Eine neue Evaluierung nährt aber Zweifel, dass es mit diesen Leistungen bisher allzu weit her war. Im Auftrag der Bundesregierung hat das Centrum für Evaluation in Saarbrücken die Prüfgutachten zu zwölf Projekten der Deutschen Gesellschaft für Internationale Zusammenarbeit (GIZ) und ihrer Vorläuferorganisationen wie Inwent oder DED aus den vergangenen 15 Jahren ausgewertet und zu einem Querschnittsbericht zusammengefasst. Hinzu kam eine sogenannte Meta-Evaluation, die die  Qualität der deutschen Entwicklungszusammenarbeit in der beruflichen Bildung grundsätzlich bewertet.

Autor

Tillmann Elliesen

ist Redakteur bei "welt-sichten".

Die wichtigsten Ergebnisse der Studie lauten: Die untersuchten Projekte in Afrika, Asien und Osteuropa haben kaum zur Armutsbekämpfung beigetragen. Dazu hätten sie stärker in den informellen Sektor wirken müssen, in dem die meisten Armen beschäftigt sind. Das war aber praktisch nicht der Fall. Vorhaben in der beruflichen Bildung sollen dazu beitragen, die Wirtschaft im Projektland zu modernisieren. Davon haben die Armen oft aber nichts.

Projekte zur beruflichen Bildung sind zunehmend überfordert

Dahinter steht laut der Evaluierung ein grundsätzliches Pro­blem: Projekte zur beruflichen Bildung seien im Laufe der Zeit zunehmend mit zusätzlichen ­Ansprüchen etwa aus den Millenniumszielen überfrachtet worden.
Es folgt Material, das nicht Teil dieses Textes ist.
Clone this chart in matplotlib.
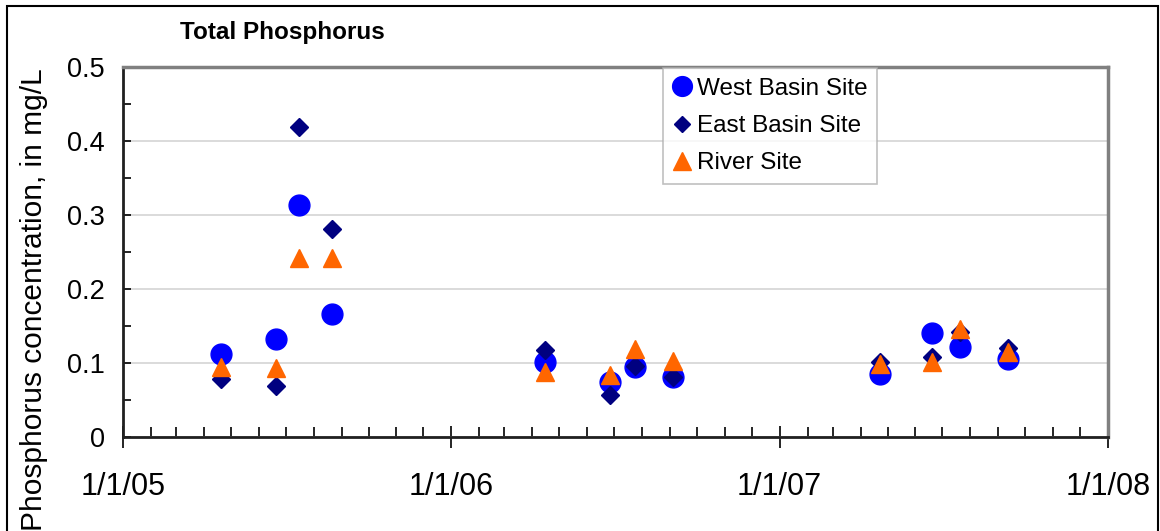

Sie sollen die Armut bekämpfen helfen, die Geschlechtergerechtigkeit fördern und zu Reformen in Richtung einer sozialen und ökologischen Wirtschaft beitragen. Die Gutachter empfehlen, die Entwicklungszusammenarbeit in der beruflichen Bildung solle sich stattdessen wieder auf ihren „Markenkern“ besinnen und Projekte mit klaren und realistischen Zielen verwirklichen.

Die untersuchten Projekte haben vor allem punktuell gewirkt – etwa auf einzelne Bildungseinrichtungen, deren Personal oder die Auszubildenden. Eine Wirkung darüber hinaus, zum Beispiel die Verbreitung einer bestimmten Lehrmethode in andere Einrichtungen, ließ sich hingegen kaum feststellen. Wenig erfolgreich sind auch solche Projekte, die auf sogenannte „systemische Wirkungen“ setzen – also etwa auf die Etablierung des dualen Systems im Projektland, wie das vergeblich auf den Philippinen versucht wurde. Das heiße nicht, dass man auf solche Projekte künftig verzichten solle, schreiben die Gutachter. Sie müssten allerdings besser vorbereitet sein: Ein weiterer Befund der Evaluierung lautet nämlich, dass vor dem Start  nicht oder nur oberflächlich untersucht worden sei, welcher Bedarf an welcher Art Berufsbildung in dem Projektland bestehe und welche Reformen mit den Bedingungen vor Ort vereinbar seien. Mit anderen Worten: Der vermeintliche Exportschlager aus Deutschland passt in viele Länder gar nicht.

Laut Evaluation müssen zudem drei weitere Bedingungen erfüllt sein, damit ein Entwicklungsprojekt langfristig wie beabsichtigt wirken kann: geeignetes Personal, Flexibilität, um das Vorhaben sich ändernden Rahmenbedingungen anzupassen, und die Verantwortung für das Projekt bei den Partnern (ownership). In allen vier Punkten wiesen die untersuchten Vorhaben Mängel auf – was für den Leiter des Saarbrücker Zentrums, Reinhard Stockmann, ein betrüblicher Befund ist: Diese Erfolgsbedingungen seien seit zwanzig Jahren bekannt, würden aber offenbar immer noch nicht ausreichend beachtet.